____ GIVEN RECORDS
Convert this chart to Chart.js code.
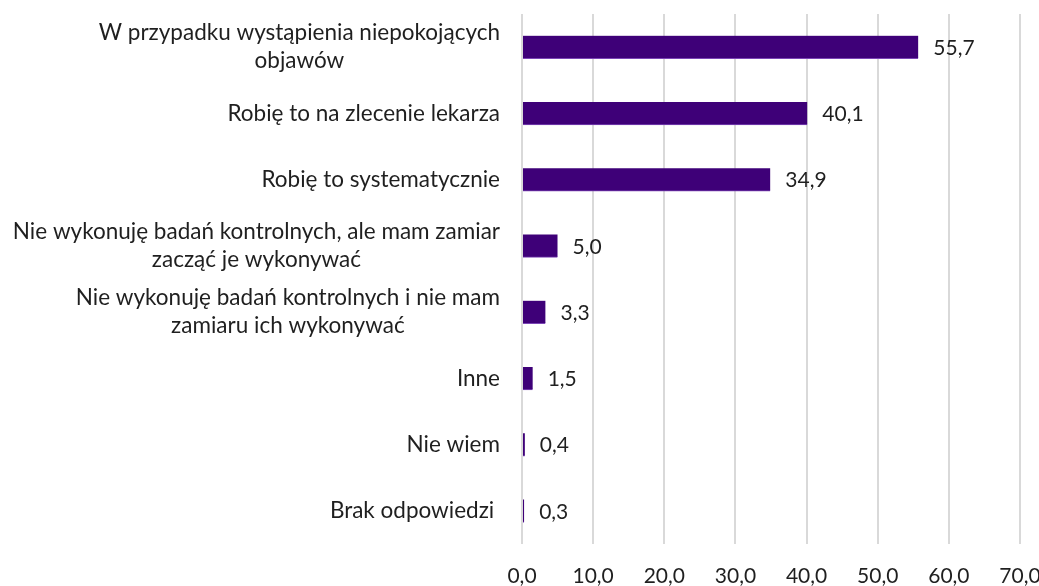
<!DOCTYPE html>
<html>
<head>
<meta charset="utf-8">
<script src="https://cdn.jsdelivr.net/npm/chart.js@4/dist/chart.umd.min.js"></script>
<style>
  html, body { margin: 0; padding: 0; background: #ffffff; }
  #wrap { width: 1039px; height: 586px; position: relative; }
</style>
</head>
<body>
<div id="wrap"><canvas id="c"></canvas></div>
<script>
const categories = [
  ["W przypadku wystąpienia niepokojących", "objawów"],
  ["Robię to na zlecenie lekarza"],
  ["Robię to systematycznie"],
  ["Nie wykonuję badań kontrolnych, ale mam zamiar", "zacząć je wykonywać"],
  ["Nie wykonuję badań kontrolnych i nie mam", "zamiaru ich wykonywać"],
  ["Inne"],
  ["Nie wiem"],
  ["Brak odpowiedzi "]
];
const values = [55.7, 40.1, 34.9, 5.0, 3.3, 1.5, 0.4, 0.3];
const axisMin = 0;
const axisMax = 70;
const axisStep = 10;

const FONT_FAMILY = "Lato, 'Open Sans', sans-serif";
const LABEL_SIZE = 22.5;
const NUM_SIZE = 21;
const TEXT_COLOR = "#1f1f1f";
const fmt = v => v.toFixed(1).replace('.', ',');

const labelPlugin = {
  id: 'customLabels',
  afterDraw(chart) {
    const ctx = chart.ctx;
    const ys = chart.scales.y;
    const xs = chart.scales.x;
    const area = chart.chartArea;
    ctx.save();
    ctx.fillStyle = TEXT_COLOR;
    ctx.textBaseline = 'middle';
    ctx.font = LABEL_SIZE + "px " + FONT_FAMILY;
    const lineH = 28;
    const rightEdge = area.left - 22;
    categories.forEach((lines, i) => {
      const y = ys.getPixelForValue(i);
      const w = Math.max(...lines.map(l => ctx.measureText(l).width));
      const cx = rightEdge - w / 2;
      const y0 = y - (lines.length - 1) * lineH / 2;
      ctx.textAlign = 'center';
      lines.forEach((l, k) => ctx.fillText(l, cx, y0 + k * lineH));
    });
    ctx.font = NUM_SIZE + "px " + FONT_FAMILY;
    ctx.textAlign = 'left';
    values.forEach((v, i) => {
      const y = ys.getPixelForValue(i);
      const x = xs.getPixelForValue(v) + 15;
      ctx.fillText(fmt(v), x, y + 1);
    });
    ctx.restore();
  }
};

new Chart(document.getElementById('c'), {
  type: 'bar',
  data: {
    labels: categories,
    datasets: [{
      data: values,
      backgroundColor: '#3e0078',
      borderColor: '#7b45b5',
      borderWidth: { top: 0, left: 0, right: 0, bottom: 1 },
      borderSkipped: false,
      barThickness: 23
    }]
  },
  options: {
    indexAxis: 'y',
    responsive: true,
    maintainAspectRatio: false,
    animation: false,
    layout: { padding: { left: 522, top: 14, right: 19, bottom: -23 } },
    plugins: { legend: { display: false }, tooltip: { enabled: false } },
    scales: {
      y: { display: false },
      x: {
        min: axisMin,
        max: axisMax,
        border: { display: false },
        grid: { color: '#d9d9d9', lineWidth: 2, drawTicks: false },
        afterFit: s => { s.paddingRight = 0; s.paddingLeft = 0; },
        ticks: {
          stepSize: axisStep,
          padding: 22,
          color: TEXT_COLOR,
          font: { family: FONT_FAMILY, size: NUM_SIZE, lineHeight: 1 },
          callback: v => fmt(v),
          maxRotation: 0
        }
      }
    }
  },
  plugins: [labelPlugin]
});
</script>
</body>
</html>
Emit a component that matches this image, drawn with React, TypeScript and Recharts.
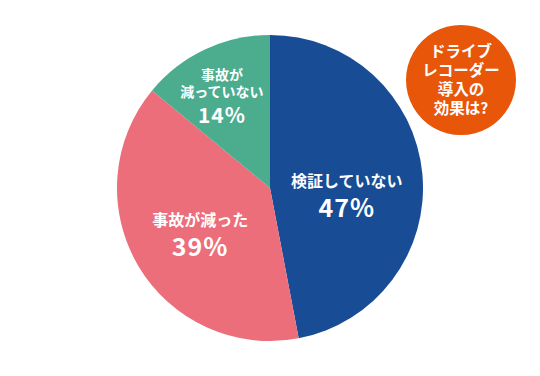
import { PieChart, Pie, Cell } from "recharts";

const CATEGORIES = ["検証していない", "事故が減った", "事故が\n減っていない"];
const VALUES = [47, 39, 14];
const COLORS = ["#184C95", "#EB6E7A", "#4BAC8E"];
const BADGE_LINES = ["ドライブ", "レコーダー", "導入の", "効果は?"];

const FONT = "'Noto Sans CJK JP', 'Noto Sans', sans-serif";
const RAD = Math.PI / 180;

// label placement per slice: radius ratio, angle nudge, font sizes
const LABEL_R = [0.505, 0.55, 0.68];
const LABEL_NUDGE = [-11.3, 3.3, 2.3];
const NAME_SIZE = [16, 16, 14];
const PCT_SIZE = [25, 25, 21];

const data = CATEGORIES.map((name, i) => ({ name, value: VALUES[i] }));

function SliceLabel(props: any) {
  const { cx, cy, midAngle, outerRadius, index } = props;
  const r = outerRadius * LABEL_R[index];
  const a = (midAngle + LABEL_NUDGE[index]) * RAD;
  const x = cx + r * Math.cos(-a);
  const y = cy + r * Math.sin(-a);
  const lines = CATEGORIES[index].split("\n");
  const nameStep = NAME_SIZE[index] + 3;
  const pctGap = PCT_SIZE[index] + 5;
  const total = lines.length * nameStep + pctGap;
  const top = y - total / 2;
  const firstName = top + nameStep - 3;
  const lastName = firstName + nameStep * (lines.length - 1);
  return (
    <g fontFamily={FONT} fontWeight={700} fill="#fff" textAnchor="middle">
      <text x={x} y={firstName} fontSize={NAME_SIZE[index]}>
        {lines.map((l, i) => (
          <tspan key={i} x={x} dy={i === 0 ? 0 : nameStep}>{l}</tspan>
        ))}
      </text>
      <text x={x} y={lastName + pctGap} fontSize={PCT_SIZE[index]} letterSpacing={1}>{VALUES[index]}%</text>
    </g>
  );
}

function BadgeLabel(props: any) {
  const { cx, cy } = props;
  const step = 18.7;
  const y0 = cy - (step * (BADGE_LINES.length - 1)) / 2 + 5.5;
  return (
    <text x={cx} y={y0} fontFamily={FONT} fontWeight={700} fill="#fff" textAnchor="middle" fontSize={15.5}>
      {BADGE_LINES.map((l, i) => (
        <tspan key={i} x={cx} dy={i === 0 ? 0 : step}>{l}</tspan>
      ))}
    </text>
  );
}

export default function App() {
  return (
    <div style={{ position: "absolute", left: 0, top: 0, width: 540, height: 376, background: "#fff" }}>
      <PieChart width={540} height={376} margin={{ top: 0, right: 0, bottom: 0, left: 0 }}>
        <Pie
          data={data}
          dataKey="value"
          cx={270}
          cy={188}
          outerRadius={153}
          startAngle={90}
          endAngle={-270}
          stroke="none"
          labelLine={false}
          label={SliceLabel}
          isAnimationActive={false}
        >
          {data.map((d, i) => <Cell key={d.name} fill={COLORS[i]} />)}
        </Pie>
        <Pie
          data={[{ name: "badge", value: 1 }]}
          dataKey="value"
          cx={461}
          cy={80}
          outerRadius={55}
          stroke="none"
          fill="#E8560A"
          labelLine={false}
          label={BadgeLabel}
          isAnimationActive={false}
        />
      </PieChart>
    </div>
  );
}
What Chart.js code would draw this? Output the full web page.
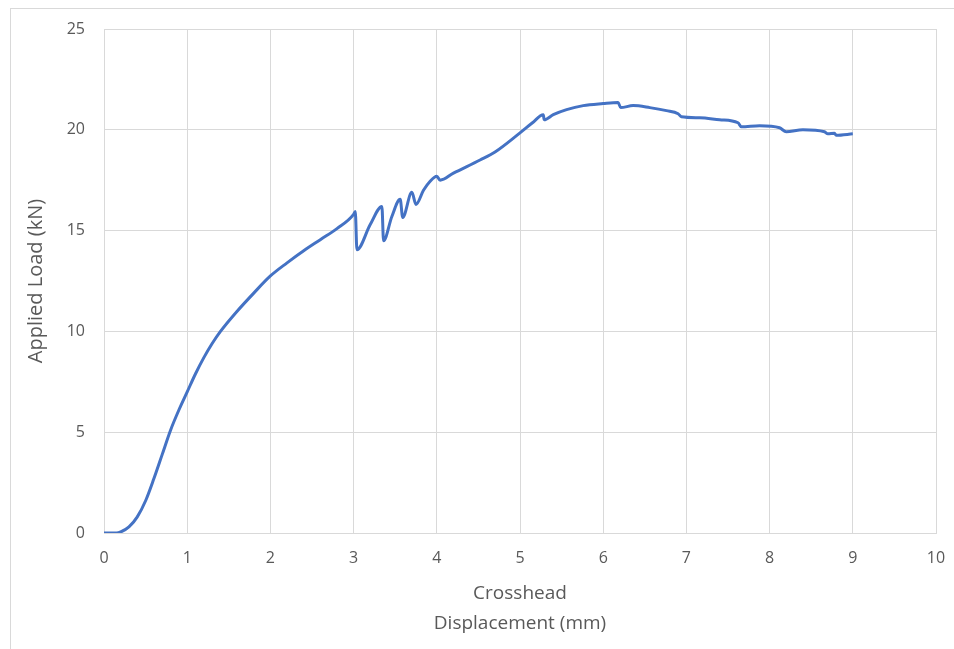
<!DOCTYPE html>
<html>
<head>
<meta charset="utf-8">
<script src="https://cdn.jsdelivr.net/npm/chart.js@4/dist/chart.umd.min.js"></script>
<style>
  html, body { margin: 0; padding: 0; background: #fff; }
  #wrap { position: relative; width: 954px; height: 649px; overflow: hidden; }
  #frame {
    position: absolute; left: 10px; top: 8px; width: 2000px; height: 2000px;
    border-left: 1px solid #d9d9d9; border-top: 1px solid #d9d9d9;
  }
  #chart { position: absolute; left: 0; top: 0; }
</style>
</head>
<body>
<div id="wrap">
  <div id="frame"></div>
  <canvas id="chart" width="954" height="649"></canvas>
</div>
<script>
const dispMm = [
  0, 0.15, 0.2, 0.3, 0.4, 0.5, 0.6, 0.7, 0.8, 0.9, 1.0, 1.1, 1.2, 1.3, 1.4, 1.6, 1.8,
  2.0, 2.2, 2.4, 2.6, 2.8, 3.0, 3.02, 3.04, 3.2, 3.34, 3.36, 3.46, 3.56, 3.59,
  3.70, 3.75, 3.84, 3.92, 4.0, 4.04, 4.2, 4.52, 4.7, 5.0, 5.15, 5.28, 5.29,
  5.4, 5.56, 5.76, 6.0, 6.18, 6.21, 6.36, 6.56, 6.76, 6.9, 6.94, 7.16, 7.4,
  7.62, 7.66, 7.88, 8.12, 8.2, 8.4, 8.66, 8.7, 8.78, 8.8, 9.0
];
const loadKn = [
  0, 0, 0.05, 0.3, 0.8, 1.6, 2.7, 3.9, 5.1, 6.1, 7.0, 7.9, 8.7, 9.4, 10.0, 11.0, 11.9,
  12.75, 13.4, 14.0, 14.55, 15.1, 15.8, 15.95, 14.05, 15.3, 16.2, 14.5, 15.7, 16.55, 15.65,
  16.9, 16.3, 17.0, 17.45, 17.7, 17.5, 17.85, 18.5, 18.9, 19.85, 20.35, 20.75, 20.5,
  20.75, 21.0, 21.2, 21.3, 21.35, 21.1, 21.2, 21.1, 20.95, 20.8, 20.65, 20.6, 20.5,
  20.35, 20.15, 20.2, 20.1, 19.9, 20.0, 19.9, 19.8, 19.83, 19.73, 19.8
];
const xTicks = [0, 1, 2, 3, 4, 5, 6, 7, 8, 9, 10];
const yTicks = [0, 5, 10, 15, 20, 25];

const points = dispMm.map((x, i) => ({ x: x, y: loadKn[i] }));
const tickFont = { family: "Open Sans", size: 16 };
const titleFont = { family: "Open Sans", size: 19, lineHeight: 1.55 };

new Chart(document.getElementById("chart").getContext("2d"), {
  type: "line",
  data: {
    datasets: [
      {
        data: points,
        borderColor: "#4472c4",
        borderWidth: 3,
        pointRadius: 0,
        cubicInterpolationMode: "monotone",
        fill: false,
      },
    ],
  },
  options: {
    responsive: false,
    animation: false,
    layout: { padding: { left: 24, right: 18, top: 29, bottom: 11 } },
    plugins: { legend: { display: false }, tooltip: { enabled: false } },
    scales: {
      x: {
        type: "linear",
        min: 0,
        max: 10,
        afterBuildTicks: (s) => { s.ticks = xTicks.map((v) => ({ value: v })); },
        afterFit: (s) => {
          s.height = 105;
          s.paddingRight = 0;
        },
        grid: { color: "#d9d9d9", drawTicks: false },
        border: { color: "#d9d9d9" },
        ticks: { font: tickFont, color: "#595959", padding: 16 },
        title: {
          display: true,
          text: ["Crosshead", "Displacement (mm)"],
          font: titleFont,
          color: "#595959",
          padding: 0,
        },
      },
      y: {
        type: "linear",
        min: 0,
        max: 25,
        afterBuildTicks: (s) => { s.ticks = yTicks.map((v) => ({ value: v })); },
        afterFit: (s) => { s.width = 80; },
        grid: { color: "#d9d9d9", drawTicks: false },
        border: { color: "#d9d9d9" },
        ticks: { font: tickFont, color: "#595959", padding: 19 },
        title: {
          display: true,
          text: "Applied Load (kN)",
          font: { family: "Open Sans", size: 20 },
          color: "#595959",
          padding: 0,
        },
      },
    },
  },
});
</script>
</body>
</html>
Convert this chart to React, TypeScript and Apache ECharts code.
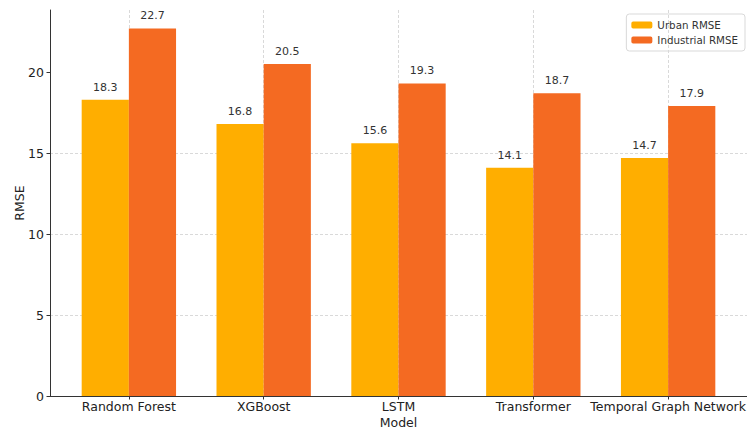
import React, { useEffect, useRef } from "react";
import * as echarts from "echarts";

const categories = ["Random Forest", "XGBoost", "LSTM", "Transformer", "Temporal Graph Network"];
const urbanRMSE = [18.3, 16.8, 15.6, 14.1, 14.7];
const industrialRMSE = [22.7, 20.5, 19.3, 18.7, 17.9];
const yTicks = [0, 5, 10, 15, 20];
const seriesNames = ["Urban RMSE", "Industrial RMSE"];

const FONT = "DejaVu Sans";
const BAR_FRAC = 0.35;
const W = 747;
const H = 431;
const GRID = { left: 50, right: 0, top: 10, bottom: 35 };

export default function App() {
  const ref = useRef<HTMLDivElement>(null);
  useEffect(() => {
    if (!ref.current) return;
    const chart = echarts.init(ref.current, null, { renderer: "svg" });
    const xIdx = categories.map((_, i) => i);
    const maxVal = Math.max(...urbanRMSE, ...industrialRMSE);
    const n = categories.length;
    const pad = BAR_FRAC + 0.05 * (n - 1 + 2 * BAR_FRAC);
    const plotW = W - GRID.left - GRID.right;
    const barPx = (BAR_FRAC * plotW) / (n - 1 + 2 * pad);
    const labelStyle = {
      show: true,
      position: "top",
      distance: 7,
      fontFamily: FONT,
      fontSize: 11,
      color: "#333",
      formatter: (p: any) => p.value[1].toFixed(1),
    };
    chart.setOption({
      animation: false,
      textStyle: { fontFamily: FONT },
      grid: { ...GRID, outerBoundsMode: "none", containLabel: false },
      legend: {
        top: 14,
        right: 2,
        orient: "vertical",
        itemWidth: 21,
        itemHeight: 7,
        itemGap: 5,
        padding: [6, 7, 6, 5],
        borderColor: "#d9d9d9",
        borderWidth: 1,
        borderRadius: 3,
        textStyle: { fontFamily: FONT, fontSize: 10.3, color: "#333" },
        data: seriesNames,
      },
      xAxis: {
        type: "value",
        min: -pad,
        max: n - 1 + pad,
        name: "Model",
        nameLocation: "middle",
        nameGap: 20,
        nameMoveOverlap: false,
        nameTextStyle: { fontFamily: FONT, fontSize: 12.5, color: "#222" },
        axisLine: { show: true, onZero: false, lineStyle: { color: "#333", width: 1 } },
        axisTick: { show: true, customValues: xIdx, length: 3.5, lineStyle: { color: "#333" } },
        axisLabel: {
          customValues: xIdx,
          margin: 4,
          fontFamily: FONT,
          fontSize: 12.5,
          color: "#222",
          formatter: (v: number) => categories[Math.round(v)] ?? "",
        },
        splitLine: { show: true, lineStyle: { color: "#cfcfcf", type: [3, 2], width: 0.8 } },
      },
      yAxis: {
        type: "value",
        min: 0,
        max: maxVal * 1.05,
        name: "RMSE",
        nameLocation: "middle",
        nameGap: 24,
        nameMoveOverlap: false,
        nameTextStyle: { fontFamily: FONT, fontSize: 12.5, color: "#222" },
        axisLine: { show: true, onZero: false, lineStyle: { color: "#333", width: 1 } },
        axisTick: { show: true, customValues: yTicks, length: 3.5, lineStyle: { color: "#333" } },
        axisLabel: {
          customValues: yTicks,
          margin: 6,
          fontFamily: FONT,
          fontSize: 12.5,
          color: "#222",
        },
        splitLine: { show: true, showMaxLine: false, lineStyle: { color: "#cfcfcf", type: [3, 2], width: 0.8 } },
      },
      series: [
        {
          name: seriesNames[0],
          type: "bar",
          barWidth: barPx,
          barGap: "-100%",
          itemStyle: { color: "#FFAE00" },
          label: labelStyle,
          data: urbanRMSE.map((v, i) => [i - BAR_FRAC / 2, v]),
        },
        {
          name: seriesNames[1],
          type: "bar",
          barWidth: barPx,
          barGap: "-100%",
          itemStyle: { color: "#F46A22" },
          label: labelStyle,
          data: industrialRMSE.map((v, i) => [i + BAR_FRAC / 2, v]),
        },
      ],
    });
    return () => chart.dispose();
  }, []);
  return <div ref={ref} style={{ position: "absolute", left: 0, top: 0, width: W, height: H }} />;
}
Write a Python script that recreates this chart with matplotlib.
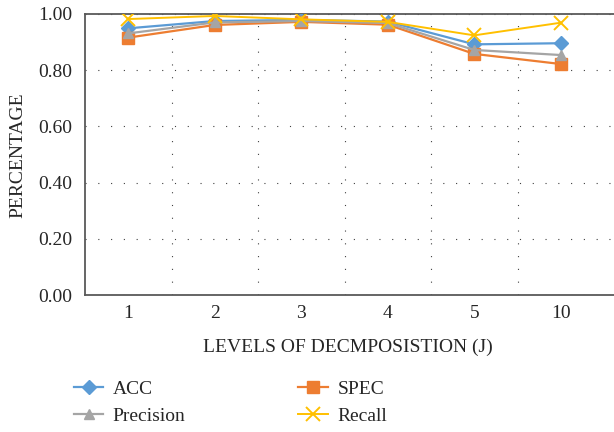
________
**EXERCISE OBJECTIVE**:
Copy all lines from the material that contain "code".

**COMPLETE OUTPUT**:
Convert this chart to Chart.js code.
What Chart.js code would draw this? Output the full web page.
Convert this chart to React, TypeScript and Apache ECharts code.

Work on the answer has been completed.